Somewhere in between switching high schools, I met my wife. Next I knew, we had two beautiful children. My view of our city home and life changed. The buses on the street became louder and dirtier. The police and fire sirens became more frequent. The graffiti on our garage door spoke of gang turf issues. I wondered if the pop-pop-pop in the alley behind our house was fireworks or gunshots. My wife shared these concerns. We had both grown up in relatively rural areas and wanted our kids to do the same.

Our new home had to be on one coast or the other; I needed ocean nearby. 9-11 changed most all of us in some way; I felt I needed to be closer to my kin. When I was in my 20’s and 30’s, Seattle was a mecca for fun and I could always fly home if I wanted to. Now at 40, with children and having a choice, I wanted them to have the opportunity to grow up with space to run, night skies full of stars and woods to enjoy; probably most of the same things that my parents wanted for us as kids.

We sold everything before we moved. What we couldn’t sell we gave away.
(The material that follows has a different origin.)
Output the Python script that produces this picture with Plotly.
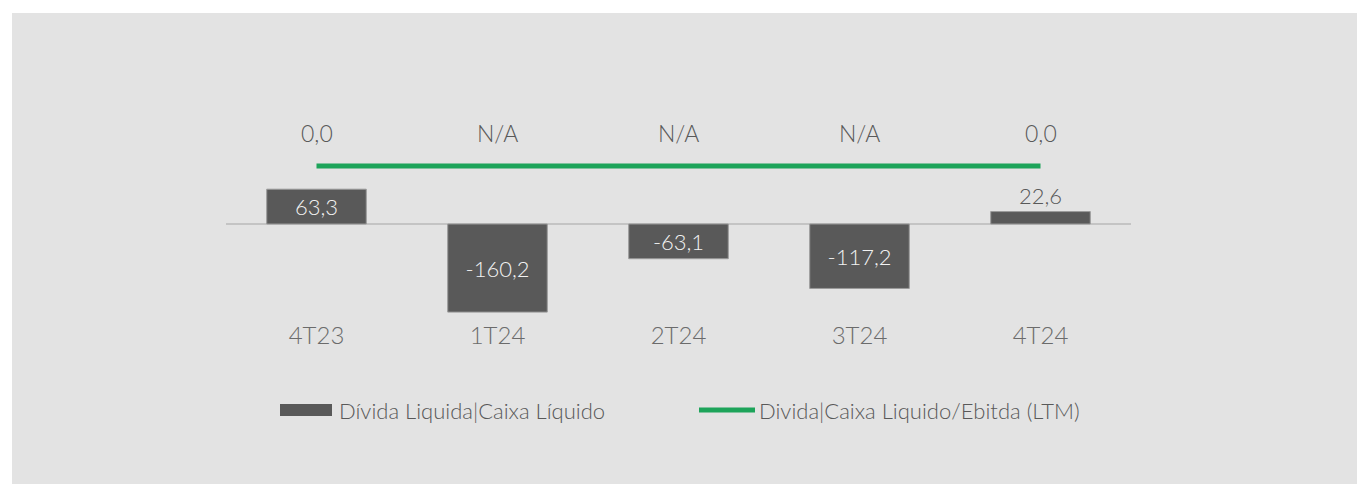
import plotly.graph_objects as go

categories = ["4T23", "1T24", "2T24", "3T24", "4T24"]
divida_values = [63.3, -160.2, -63.1, -117.2, 22.6]
ratio_values = [0.0, 0.0, 0.0, 0.0, 0.0]
ratio_labels = ["0,0", "N/A", "N/A", "N/A", "0,0"]
bar_name = "Dívida Liquida|Caixa Líquido"
line_name = "Divida|Caixa Liquido/Ebitda (LTM)"

OFF = 8  # page body margin
W, H = 1365 - OFF, 484 - OFF
L = 226 - OFF
R = W - (1131 - OFF)
PW = W - L - R

FONT = "Lato"
BAR_COLOR = "#595959"
GREEN = "#1DA45A"


def fmt(v):
    return f"{v:.1f}".replace(".", ",")


def px_x(p):
    return (p - OFF - L) / PW


def px_y(p):
    return (H - (p - OFF)) / H


fig = go.Figure()

fig.add_trace(go.Bar(
    x=categories, y=divida_values,
    width=0.55,
    marker=dict(color=BAR_COLOR, line=dict(color="#9a9a9a", width=1)),
    text=[fmt(v) for v in divida_values],
    textposition=["inside", "inside", "inside", "inside", "outside"],
    insidetextanchor="middle",
    constraintext="none",
    insidetextfont=dict(family=FONT, size=22, color="#F2F2F2", weight=300),
    outsidetextfont=dict(family=FONT, size=22, color="#595959", weight=300),
    cliponaxis=False,
    showlegend=False,
    name=bar_name,
))

fig.add_trace(go.Scatter(
    x=categories, y=ratio_values, yaxis="y2",
    mode="lines",
    line=dict(color=GREEN, width=5),
    showlegend=False,
    name=line_name,
))

annotations = []
for c, v, t in zip(categories, ratio_values, ratio_labels):
    annotations.append(dict(
        x=c, y=v, xref="x", yref="y2", text=t, showarrow=False,
        yshift=33, font=dict(family=FONT, size=23, color="#595959", weight=300),
    ))

# legend (manual)
annotations.append(dict(
    x=px_x(337), y=px_y(410), xref="paper", yref="paper", xanchor="left", yanchor="middle",
    text=bar_name, showarrow=False, font=dict(family=FONT, size=22, color="#595959", weight=300),
))
annotations.append(dict(
    x=px_x(757), y=px_y(410), xref="paper", yref="paper", xanchor="left", yanchor="middle",
    text=line_name, showarrow=False, font=dict(family=FONT, size=22, color="#595959", weight=300),
))

shapes = [
    dict(type="rect", xref="paper", yref="paper", x0=px_x(12), x1=px_x(1365 + 2),
         y0=px_y(484 + 2), y1=px_y(13), fillcolor="#E3E3E3", line=dict(width=0), layer="below"),
    dict(type="rect", xref="paper", yref="paper", x0=px_x(280), x1=px_x(332),
         y0=px_y(416), y1=px_y(404), fillcolor=BAR_COLOR, line=dict(width=0)),
    dict(type="line", xref="paper", yref="paper", x0=px_x(699), x1=px_x(755),
         y0=px_y(410), y1=px_y(410), line=dict(color=GREEN, width=5)),
]

scale = 0.55
zero_px = 224 - OFF
y_top = zero_px / scale
y_bot = -(H - zero_px) / scale

line_px = 166 - OFF
f = (H - line_px) / H

fig.update_layout(
    width=W, height=H,
    margin=dict(l=L, r=R, t=0, b=0),
    paper_bgcolor="white",
    plot_bgcolor="rgba(0,0,0,0)",
    shapes=shapes,
    annotations=annotations,
    xaxis=dict(
        type="category", range=[-0.5, 4.5], anchor="free", position=px_y(319),
        showline=False, showgrid=False, zeroline=False, ticks="",
        tickfont=dict(family=FONT, size=24, color="#6b6b6b", weight=300),
    ),
    yaxis=dict(
        range=[y_bot, y_top], showgrid=False, showticklabels=False,
        zeroline=True, zerolinecolor="#C4C4C4", zerolinewidth=1.5,
    ),
    yaxis2=dict(
        range=[-f, 1 - f], overlaying="y", showgrid=False, showticklabels=False,
        zeroline=False,
    ),
    bargap=0.45,
)

fig.write_html("out.html")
I camped out on Craig’s List (www.craigslist.org) and Freecycle (www.freecycle.org) for months getting rid of what I could. Craig’sList allows you to post things for sale on the internet, Freecycle allows you to post things you have to offer for free. We donated the rest to local charities. We sold our vehicles and our property. Our house went on the market the day after we left. With wet paint still on my hands, we boarded a shuttle for the airport.